В октябре 1932 года Горький собирает своих птенцов на встречу со Сталиным, среди них – Корнелий Зелинский. Без него память о той встрече поместилась бы лишь в одну курьезную строчку в истории советской литературы. Благодаря отцу, она стала ее событием, до сих пор, по-моему, не оцененным. Он оставил уникальный документ – подробную запись приблизительно на 40 машинописных страниц. Никто о той встрече, кажется, ничего не написал, по крайней мере не написал столь подробно. Были приглашены Фадеев, Гладков, Шолохов, Леонов, Всев. Иванов, Луговской, Авербах, Багрицкий, Сурков, Малышкин… – я насчитал 43 человека. Каждый был приглашен Горьким лично, по списку. Замысел его состоял, вероятно, в том, чтобы представить своих питомцев новой власти, как-то свести их друг с другом. Возможно, в воспитательных целях в отношении питомцев. И потому совершенно немыслимо было встретить в этой толпе тех, кто, собственно, и остался для нас в той великой русской литературе ХХ века, на которой мы когда-то выросли, которую впитали, которой не разучились удивляться. Не было там ни Андрея Белого, ни Булгакова, ни Тынянова, ни Пастернака, ни Мандельштама, ни Ахматовой, ни Платонова, ни Клюева, ни Шкловского, ни Волошина, сохранивших для нас родную речь в ХХ столетии, сумевшую не поддаться советской. Среди горьковских гостей они смотрелись бы фигурами, оставшимися на какой-то дальней обочине времени, которую лишь пока терпели, но уже с трудом. Не было и почти вписанных в систему Бабеля, Зощенко, Олеши, Пильняка. (Пильняк, кстати, на следующий день приезжал к Горькому объясняться по поводу своего неприглашения). Но им, неприглашенным – за исключением Мандельштама, Пильняка и Клюева, – выпал как раз больший шанс выжить, то есть умереть своей смертью. Что удалось далеко не всем горьковским гостям и сталинским в тот вечер собутыльникам, шагавшим по столбовой советской дороге.
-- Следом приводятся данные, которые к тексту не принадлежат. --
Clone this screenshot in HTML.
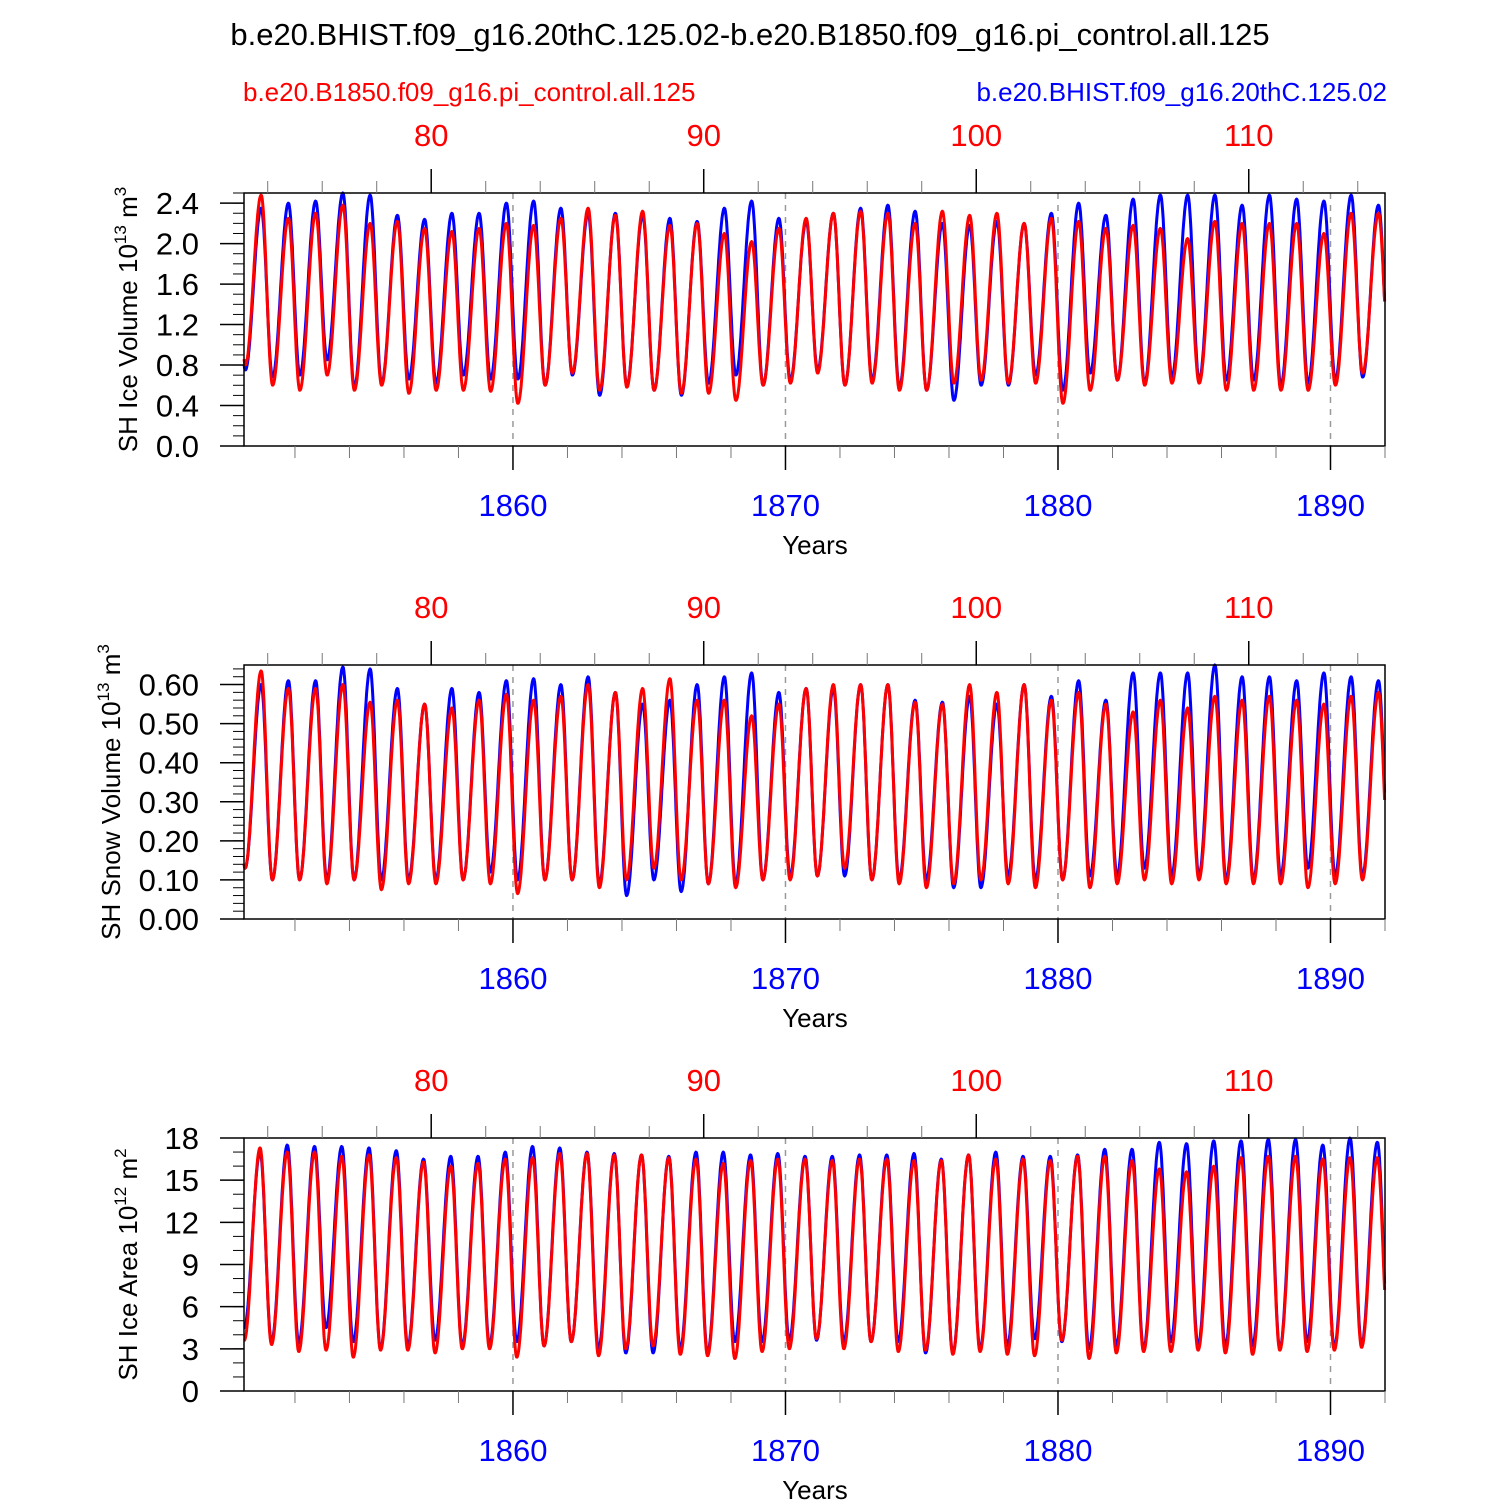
<!DOCTYPE html>
<html><head><meta charset="utf-8"><style>
body{margin:0;background:#fff;}
svg{display:block;font-family:"Liberation Sans",sans-serif;}
</style></head><body>
<svg id="chart" width="1500" height="1500" viewBox="0 0 1500 1500">
<text x="750" y="45" font-size="31" text-anchor="middle">b.e20.BHIST.f09_g16.20thC.125.02-b.e20.B1850.f09_g16.pi_control.all.125</text>
<text x="243" y="101" font-size="26" fill="#ff0000">b.e20.B1850.f09_g16.pi_control.all.125</text>
<text x="1387" y="101" font-size="26" fill="#0000ff" text-anchor="end">b.e20.BHIST.f09_g16.20thC.125.02</text>
</svg>
<script>
const startYear = 1850;
// yearly peak / trough values (one per year 1850..1891)
const volBluePk=[2.35,2.4,2.42,2.5,2.48,2.28,2.24,2.3,2.3,2.4,2.42,2.35,2.3,2.3,2.28,2.25,2.22,2.35,2.42,2.25,2.22,2.3,2.35,2.38,2.32,2.2,2.18,2.22,2.2,2.3,2.4,2.28,2.44,2.48,2.48,2.48,2.38,2.48,2.44,2.42,2.48,2.38];
const volRedPk=[2.48,2.25,2.3,2.38,2.2,2.22,2.15,2.12,2.15,2.2,2.18,2.25,2.35,2.28,2.32,2.18,2.2,2.1,2.02,2.15,2.25,2.3,2.32,2.3,2.2,2.32,2.28,2.3,2.2,2.25,2.22,2.15,2.18,2.15,2.05,2.22,2.2,2.2,2.2,2.1,2.3,2.3];
const volBlueTr=[0.75,0.68,0.7,0.85,0.58,0.62,0.66,0.62,0.7,0.66,0.66,0.6,0.7,0.5,0.6,0.55,0.5,0.62,0.7,0.6,0.65,0.75,0.6,0.65,0.58,0.55,0.45,0.6,0.6,0.7,0.55,0.72,0.65,0.62,0.68,0.65,0.65,0.65,0.6,0.62,0.65,0.68];
const volRedTr=[0.8,0.6,0.55,0.7,0.55,0.6,0.52,0.55,0.55,0.54,0.42,0.6,0.72,0.55,0.58,0.55,0.52,0.52,0.45,0.6,0.62,0.72,0.6,0.62,0.55,0.55,0.62,0.65,0.62,0.62,0.42,0.55,0.65,0.6,0.62,0.62,0.55,0.55,0.55,0.55,0.6,0.72];
const snowBluePk=[0.6,0.61,0.61,0.645,0.64,0.59,0.55,0.59,0.58,0.61,0.615,0.6,0.62,0.58,0.55,0.56,0.6,0.62,0.63,0.58,0.59,0.59,0.6,0.6,0.56,0.555,0.57,0.55,0.6,0.57,0.61,0.56,0.63,0.63,0.63,0.65,0.62,0.62,0.61,0.63,0.62,0.61];
const snowRedPk=[0.635,0.59,0.59,0.6,0.555,0.56,0.55,0.54,0.56,0.575,0.56,0.57,0.6,0.58,0.59,0.615,0.56,0.56,0.52,0.55,0.59,0.6,0.6,0.6,0.555,0.55,0.6,0.58,0.6,0.56,0.58,0.55,0.53,0.56,0.54,0.57,0.56,0.57,0.56,0.55,0.57,0.58];
const snowBlueTr=[0.13,0.1,0.1,0.1,0.1,0.1,0.1,0.1,0.1,0.12,0.1,0.1,0.1,0.09,0.06,0.1,0.07,0.09,0.09,0.1,0.11,0.11,0.11,0.1,0.1,0.1,0.08,0.08,0.11,0.1,0.1,0.11,0.11,0.13,0.11,0.11,0.1,0.1,0.11,0.13,0.11,0.11];
const snowRedTr=[0.13,0.1,0.1,0.09,0.1,0.075,0.09,0.09,0.1,0.09,0.065,0.1,0.1,0.08,0.1,0.13,0.1,0.09,0.08,0.1,0.1,0.11,0.13,0.1,0.09,0.08,0.09,0.1,0.09,0.08,0.1,0.08,0.09,0.1,0.09,0.1,0.09,0.09,0.09,0.08,0.09,0.1];
const areaBluePk=[17.0,17.5,17.4,17.4,17.3,17.1,16.5,16.7,16.7,17.0,17.4,17.3,17.0,16.9,16.8,16.7,17.0,17.0,16.8,16.9,16.7,16.7,16.8,16.8,16.9,16.5,16.8,17.0,16.7,16.7,16.8,17.2,17.2,17.7,17.6,17.8,17.8,17.9,17.9,17.5,18.0,17.7];
const areaRedPk=[17.3,17.0,17.0,16.7,16.8,16.6,16.3,16.0,16.2,16.5,16.6,16.9,16.9,16.8,16.8,16.6,16.5,16.2,16.4,16.5,16.5,16.4,16.5,16.5,16.4,16.4,16.8,16.5,16.5,16.4,16.7,16.7,16.4,15.8,15.6,16.0,16.6,16.7,16.7,16.5,16.6,16.6];
const areaBlueTr=[4.5,3.5,3.4,4.5,3.5,3.0,3.2,3.6,3.2,3.3,3.5,3.2,3.5,3.0,2.7,2.7,3.0,2.7,3.5,3.5,3.6,3.6,3.5,3.5,3.5,2.7,2.7,3.0,3.2,3.7,3.5,3.0,3.2,3.0,3.5,3.2,3.2,3.2,3.0,3.5,3.1,3.3];
const areaRedTr=[3.6,3.3,2.8,2.9,2.4,2.9,2.9,2.7,3.0,3.0,2.4,3.2,3.5,2.5,3.0,3.2,2.6,2.5,2.3,2.8,3.0,3.7,3.0,3.5,2.8,2.9,2.6,2.8,2.6,2.5,3.6,2.3,2.7,2.8,2.8,2.9,2.7,2.6,2.9,2.8,2.9,3.1];
const bottomTicks=[1860,1870,1880,1890];
const topTicks=[80,90,100,110];
const panels=[
 {top:193,bottom:446,ymax:2.5,yTicks:[0,0.4,0.8,1.2,1.6,2.0,2.4],yMinor:0.1,dec:1,label:"SH Ice Volume 10",sup:"13",unit:" m",usup:"3",blueP:volBluePk,blueT:volBlueTr,redP:volRedPk,redT:volRedTr,tr:0.18,pk:0.76,name:"ice-volume"},
 {top:665,bottom:919,ymax:0.65,yTicks:[0,0.1,0.2,0.3,0.4,0.5,0.6],yMinor:0.02,dec:2,label:"SH Snow Volume 10",sup:"13",unit:" m",usup:"3",blueP:snowBluePk,blueT:snowBlueTr,redP:snowRedPk,redT:snowRedTr,tr:0.17,pk:0.76,name:"snow-volume"},
 {top:1138,bottom:1391,ymax:18,yTicks:[0,3,6,9,12,15,18],yMinor:1,dec:0,label:"SH Ice Area 10",sup:"12",unit:" m",usup:"2",blueP:areaBluePk,blueT:areaBlueTr,redP:areaRedPk,redT:areaRedTr,tr:0.14,pk:0.72,name:"ice-area"}
];
const X0=244,X1=1385,YMIN=1850.13,YMAX=1892.0,TOPOFF=1777;
const xs=y=>X0+(y-YMIN)/(YMAX-YMIN)*(X1-X0);
const svg=document.getElementById('chart');
const NS='http://www.w3.org/2000/svg';
function mk(tag,attrs,parent){const e=document.createElementNS(NS,tag);for(const k in attrs)e.setAttribute(k,attrs[k]);(parent||svg).appendChild(e);return e;}
function series(P,T,p){
  const n=P.length;
  const ex=[[startYear-1+p.pk,P[0]]];
  for(let i=0;i<n;i++){ex.push([startYear+i+p.tr,T[i]]);ex.push([startYear+i+p.pk,P[i]]);}
  ex.push([startYear+n+p.tr,T[n-1]]);
  const pts=[];
  for(let t=YMIN;t<=YMAX+1e-6;t+=1/48){
    let k=0;while(k<ex.length-2&&ex[k+1][0]<t)k++;
    const a=ex[k],b=ex[k+1];
    const f=Math.max(0,Math.min(1,(t-a[0])/(b[0]-a[0])));
    pts.push([t,a[1]+(b[1]-a[1])*(1-Math.cos(Math.PI*f))/2]);
  }
  return pts;
}
panels.forEach((p,pi)=>{
  const ys=v=>p.bottom-v/p.ymax*(p.bottom-p.top);
  const g=mk('g',{});
  
  
  bottomTicks.forEach(t=>{const l=mk('line',{x1:xs(t),x2:xs(t),y1:p.top,y2:p.bottom,stroke:'#999','stroke-width':1.5,'stroke-dasharray':'6,6'},g);
    });
  [['blue',p.blueP,p.blueT,'#0000ff'],['red',p.redP,p.redT,'#ff0000']].forEach(s=>{
    const pts=series(s[1],s[2],p);
    const d=pts.map((q,i)=>(i?'L':'M')+xs(q[0]).toFixed(1)+','+ys(q[1]).toFixed(1)).join('');
    const path=mk('path',{d:d,fill:'none',stroke:s[3],'stroke-width':3,'stroke-linejoin':'round'},g);
    
    
  });
  const r=mk('rect',{x:X0,y:p.top,width:X1-X0,height:p.bottom-p.top,fill:'none',stroke:'#000','stroke-width':1.5},g);
  
  for(let v=0;v<=p.ymax+1e-9;v+=p.yMinor){mk('line',{x1:X0-11,x2:X0,y1:ys(v),y2:ys(v),stroke:'#000','stroke-width':1},g);}
  p.yTicks.forEach(v=>{
    mk('line',{x1:X0-24,x2:X0,y1:ys(v),y2:ys(v),stroke:'#000','stroke-width':1.5},g);
    const t=mk('text',{x:X0-45,y:ys(v)+11,'font-size':31,'text-anchor':'end'},g);t.textContent=v.toFixed(p.dec);
    
  });
  const cy=(p.top+p.bottom)/2;
  const yt=mk('text',{x:0,y:0,'font-size':26,'text-anchor':'middle',transform:`translate(${pi==1?120:137},${cy}) rotate(-90)`},g);
  yt.innerHTML=p.label+'<tspan dy="-11" font-size="17">'+p.sup+'</tspan><tspan dy="11">'+p.unit+'</tspan><tspan dy="-11" font-size="17">'+p.usup+'</tspan>';
  
  for(let y=1852;y<=1892;y+=2){const maj=y%10==0;mk('line',{x1:xs(y),x2:xs(y),y1:p.bottom,y2:p.bottom+(maj?24:12),stroke:maj?'#000':'#777','stroke-width':maj?1.5:1},g);}
  bottomTicks.forEach(y=>{const t=mk('text',{x:xs(y),y:p.bottom+70,'font-size':31,fill:'#0000ff','text-anchor':'middle'},g);t.textContent=y;
    });
  const xt=mk('text',{x:815,y:p.bottom+108,'font-size':26,'text-anchor':'middle'},g);xt.textContent='Years';
  
  for(let y=74;y<=114;y+=2){const maj=y%10==0;const x=xs(y+TOPOFF);if(x>X1+1)continue;mk('line',{x1:x,x2:x,y1:p.top,y2:p.top-(maj?24:12),stroke:maj?'#000':'#777','stroke-width':maj?1.5:1},g);}
  topTicks.forEach(y=>{const t=mk('text',{x:xs(y+TOPOFF),y:p.top-47,'font-size':31,fill:'#ff0000','text-anchor':'middle'},g);t.textContent=y;
    });
});
</script>
</body></html>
Список Горького был, понятно, заранее завизирован в ЦК. Писатели были набраны и сгруппированы как передовой отряд. Честно говоря, мне не совсем ясно, почему в него попал представитель литературной критики, не очень престижного жанра, имевший в активе лишь книгу о поэзии, которую мало кто читал, и небольшой сборник статей, да еще шумное конструктивистское прошлое, от которого он лишь недавно отрекся, оказавшись как бы в облегченной категории раскаявшегося вредителя. Фадеев был еще моложе, но он уже занимал место живого классика, носителя надежд на великое будущее в литературе (они так и останутся надеждами) и претендента на место начальника цеха. Но благодаря выбору Горького—Крючкова—ЦК, за которым, разумеется, стояла четкая литературная политика, у нас осталось уникальное свидетельство об этой встрече.
Что-то магическое есть во всем этом действе. Словно тебя как читателя приглашают постоять на входной лестнице, спрятаться за портьерой, прислушаться, тем воздухом подышать. Доносится шум голосов, хрипловатый сталинский акцент, окающий басок хозяина дома и вместе с ним и запах отличных закусок, хорошего коньяка, табака знаменитой трубки. Перед нами – малая, почти уютная лаборатория диктатуры. Запись вышла очень точной и потому, на мой взгляд, бесценной для историков литературы; возникла же эта точность благодаря случайному, в сущности, обстоятельству: мой отец никогда не пил. В крайнем случае мог пригубить что-нибудь некрепкое. Единственный мужчина, кого я встречал, в России живший, не только ни разу в жизни не бывший пьяным, но даже и выпившим. Дело было в том, что, заболев на пятнадцатом году жизни пароксизмальной тахикардией, то есть нарушением сердечного ритма, он сразу же отсек от себя таковое искушение, которое, наверное, и искушением еще не успело стать. Отец любил вспоминать совет одного из преподавателей на выпускном вечере 1913 года: «Желаю вам, Корнелий, оставаться всегда таким трезвым, как сегодня». Пожелание было выполнено без единого провала. А тахикардия оказалась промыслительной – он прожил с ней еще 60 лет, и она сберегла ему жизнь, избавив как от Первой Кромешной войны, так и от Второй, Всегубительной.